Degenerado kitabı hakkında bu romanın öncekilerden farklı olduğunu çünkü önceki romanlarda empati ya da doğrudan empati olmadığını, yazmayı çok zor ama teşvik edici bulduğunu söyleyerek “Sadece acı veren, zor olan, ahlakınıza saldıran, sizi utandıran şeyler yazmanın heyecanıyla yazmalısınız…Sadece bir provokasyon olarak değil, sınırları zorlamak için yazın,” der.
Daha fazla okunmasını istediği Arjantinli yazar olup olmadığı sorulduğunda, “Pazarın bir nevi kanunu: Görünürlük daha fazla görünürlük çekiyor. Ama örneğin Flor Monfort, Eduardo Muslip, Edgardo Cozarinsky var” der.
Ariana Harwicz röportajında, “Aynaya bakarak ne hakkında yazman gerektiğine, piyasanın ne istediğine bakmak… Bundan kaçınmak zor. Bu yüzden zamanın siyasetinin kadınlar için olduğu kadar erkekler için de zor olduğunu düşünüyorum” diyerek yaşanılan dünyadaki sanatın karşısına dikilen bariyerlerden söz eder.

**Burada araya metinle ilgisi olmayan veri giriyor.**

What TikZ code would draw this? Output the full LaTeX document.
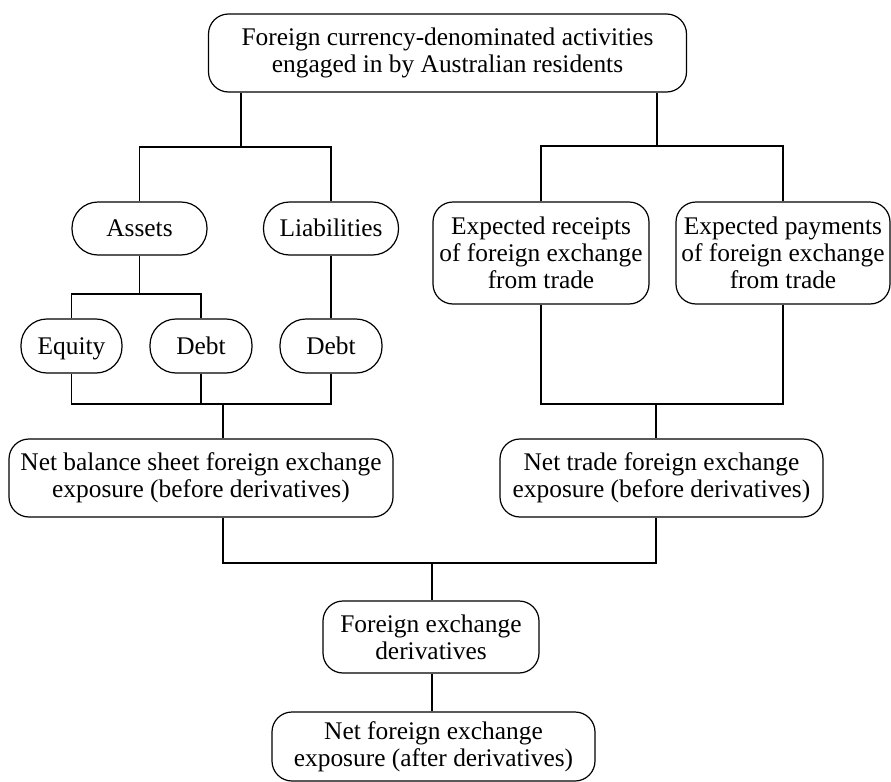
\documentclass[tikz,border=0pt]{standalone}
\usepackage{fontspec}
\setmainfont{Liberation Serif}
\begin{document}
\begin{tikzpicture}[x=0.5pt,y=-0.5pt,line width=0.6pt]
\tikzstyle{box}=[draw, rounded corners=10pt, align=center, inner sep=1pt, font=\fontsize{12.7}{13.4}\selectfont]
\tikzstyle{pill}=[box, rounded corners=13pt, text height=2ex, text depth=0.25ex]
\useasboundingbox (0,0) rectangle (891,782);

\node[box, minimum width=239pt, minimum height=39pt] (top) at (447.5,53) {Foreign currency-denominated activities\\engaged in by Australian residents};

\node[pill, minimum width=67.5pt, minimum height=26.5pt] (assets) at (139.5,228.5) {Assets};
\node[pill, minimum width=67.5pt, minimum height=26.5pt] (liab) at (331,228.5) {Liabilities};
\node[box, minimum width=108pt, minimum height=51pt] (receipts) at (541,253) {Expected receipts\\of foreign exchange\\from trade};
\node[box, minimum width=107pt, minimum height=51pt] (payments) at (783,253) {Expected payments\\of foreign exchange\\from trade};

\node[pill, minimum width=50.5pt, minimum height=27pt] (equity) at (71.5,346) {Equity};
\node[pill, minimum width=51pt, minimum height=27pt] (debtA) at (201,346) {Debt};
\node[pill, minimum width=51pt, minimum height=27pt] (debtL) at (331,346) {Debt};

\node[box, minimum width=192pt, minimum height=39pt] (nb) at (201,478) {Net balance sheet foreign exchange\\exposure (before derivatives)};
\node[box, minimum width=161.5pt, minimum height=39pt] (nt) at (661.5,478) {Net trade foreign exchange\\exposure (before derivatives)};

\node[box, minimum width=108pt, minimum height=36pt] (fx) at (431,637) {Foreign exchange\\derivatives};
\node[box, minimum width=161.5pt, minimum height=34.5pt] (nf) at (433.5,746.5) {Net foreign exchange\\exposure (after derivatives)};

% junctions
\coordinate (jL) at (241,147);
\coordinate (jR) at (657,146);
\coordinate (jA) at (139.5,294);
\coordinate (jB) at (223,404);
\coordinate (jT) at (656,404);
\coordinate (jN) at (432,563);

\draw (top.south -| jL) -- (jL);
\draw (assets.north) |- (jL) -| (liab.north);
\draw (top.south -| jR) -- (jR);
\draw (receipts.north) |- (jR) -| (payments.north);

\draw (assets) -- (jA);
\draw (equity.north) |- (jA) -| (debtA.north);
\draw (liab) -- (debtL);

\draw (equity.south) |- (jB) -| (debtL.south);
\draw (debtA.south) -- (debtA.south |- jB);
\draw (jB) -- (jB |- nb.north);
\draw (receipts.south) |- (jT) -| (payments.south);
\draw (jT) -- (jT |- nt.north);

\draw (nb.south -| jB) |- (jN) -| (nt.south -| jT);
\draw (jN) -- (jN |- fx.north);
\draw (fx.south -| jN) -- (jN |- nf.north);
\end{tikzpicture}
\end{document}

Atölyede yaşayan yazarların, yaşadıkları dünyayı, modern toplumu eserlerine yansıttığı son dört kitaba baktığımızda dünyada belli konuları, insan haklarını, kadınların ezilmişliğini, işkence ve şiddeti, ayrımcılığı konu eden sanat eserlerinin de bir piyasasının oluştuğunu anladık. Aslında sivil toplumların yapması gerekenler adeta sanata yüklenmiş gözükmektedir. Sanatta güncel politikalar satar/satın alınır olmuş, piyasası kurulmuş, fiyatı yükselmiş, endüstrileşmeye doğru yol almış, bu endüstride farklı lobilerin bu sanat çizgisinde etkin olmuş. Bu eserlerin bir bölümü geleceğe kalacak ve dönemin klasikleri halime gelecek olsa da, bugün için yeni bir tekelleşmenin ortaya çıktığını kaygıyla tanık olduğumuzu fark ettik. Tiyatroda, sinemada, edebiyatta ağırlığını koyan bu eğilimin, farklı sanatsal üretimlerin ortaya çıkmasına, tanınmasına, kendine alan açmasına engel oluşturuyor kaygısını dile getirdik. Zorlukla ortaya kurulanlara ulaşmak kurulan bu yeni düzen nedeniyle güçleşmektedir. Sanatın yenilik taşıma damarları daralmakta, sanat oksijensiz kalmakta, kendini yenileyememektedir.
“Bu muydu benim hayatım yahut bundan sonra böyle mi olacaktı?”
“Burada hayat böyle mi yaşanıyor? Nasıl yaşamak istiyorsanız öyle yaşarsınız.”
Atölyede bir dönemi bu duygularla tamamladık. Yeni dönemde buluşmak dileğiyle hoşça kalın, barışla kalın.